Above that sheet metal layer there seems to be a dark grey layer of concrete and/or tarmac. In the best photos of #4 one can see some ribbing on it too, possibly a negative cast of the ribbing on the metal sheets. That layer presumably is reinforced with rebar or wire mesh, because in #4 a chunk some 15-20 meters across was thrown up in the air, then sliced though the steel beams next to the north wall, and is still hanging there in one piece.
In #4 the entire concrete/tamac layer and almost all the metal sheets of the roof were blasted away. Part of the explosion indeed appears to have occurred in the 4th floor (below the service floor), but the only communications between those floors are the elevator shaft and four narrow stairwells at the corners. That is quite enough for the H2 to flow between floors, but hardly enough to transmit the explosion with such a force. Moreover the service floor slab of #4 does not appear to have been breached or even cracked (unlike that of #3).

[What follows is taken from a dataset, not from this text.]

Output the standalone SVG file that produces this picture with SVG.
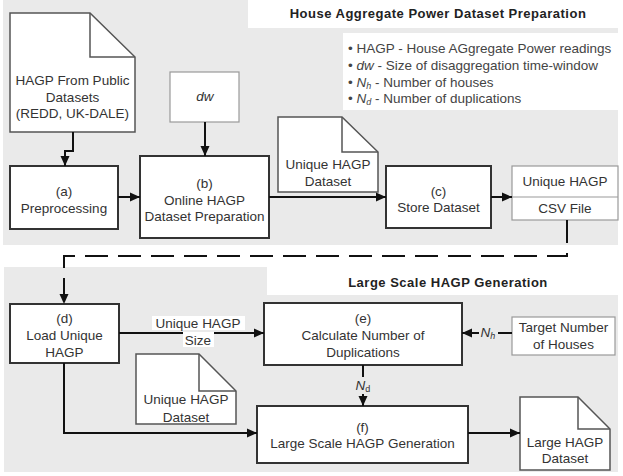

I still cannot quite understand what hapened to the top of the north wall of #4. Its exterior paint seems to have been scraped down, and its top edge was pushed southwards (i.e. inwards) by several meters. I thought about the middle parts of the pillars being pushed out by the explosion and causing the tops to pivot inwards; but there does not seem to be anything in that location that could have served as the pivot, and I cannot see how the explosion could have pushed the middle of the pillars out without also pushing the top...
I use Nero 8 for video viewing which has a 'digital zoom' feature to outline an area to enlarge it (to the point of over pixelization). When I do that on the parapet wall closest to the camera of Unit 3 and include part of the roof before the explosion, I see the building breathing in and out. Since it hasn't exploded as of yet, I considered it to be steam releasing inside and condensing along with the pre-loading of other gases. Over pressure finally causes separation of the roof followed by a chain reaction.
Unit 4 doesn't seem to be afforded the pre-loading whereas the blast(s?) came first then the pressure, leaving everything just bent in one position with a kinda random destruction about the building. I don't think the remaining roof section ever got airborne as pointed out by a onetime poster/engineer/architect, just was moved by the wall pushing in.
I really doubt the use of aluminum for the roof panel sections, more like galvanized steel (zinc plating). I always thought Units 2,3 and 4 had a bit of over designed skinning but it is hard to reach a happy medium between earthquake and wind loads while engineering to release an internal explosion.
And while I'm thinking about it, the Unit 3 SFP video where just before the camera goes underwater, it shows the outside of the tank. The tank appears heavily painted or has a coating of some sort that appears to have bubbled due to heat.
Let me qualify all this with... what the hell do I know?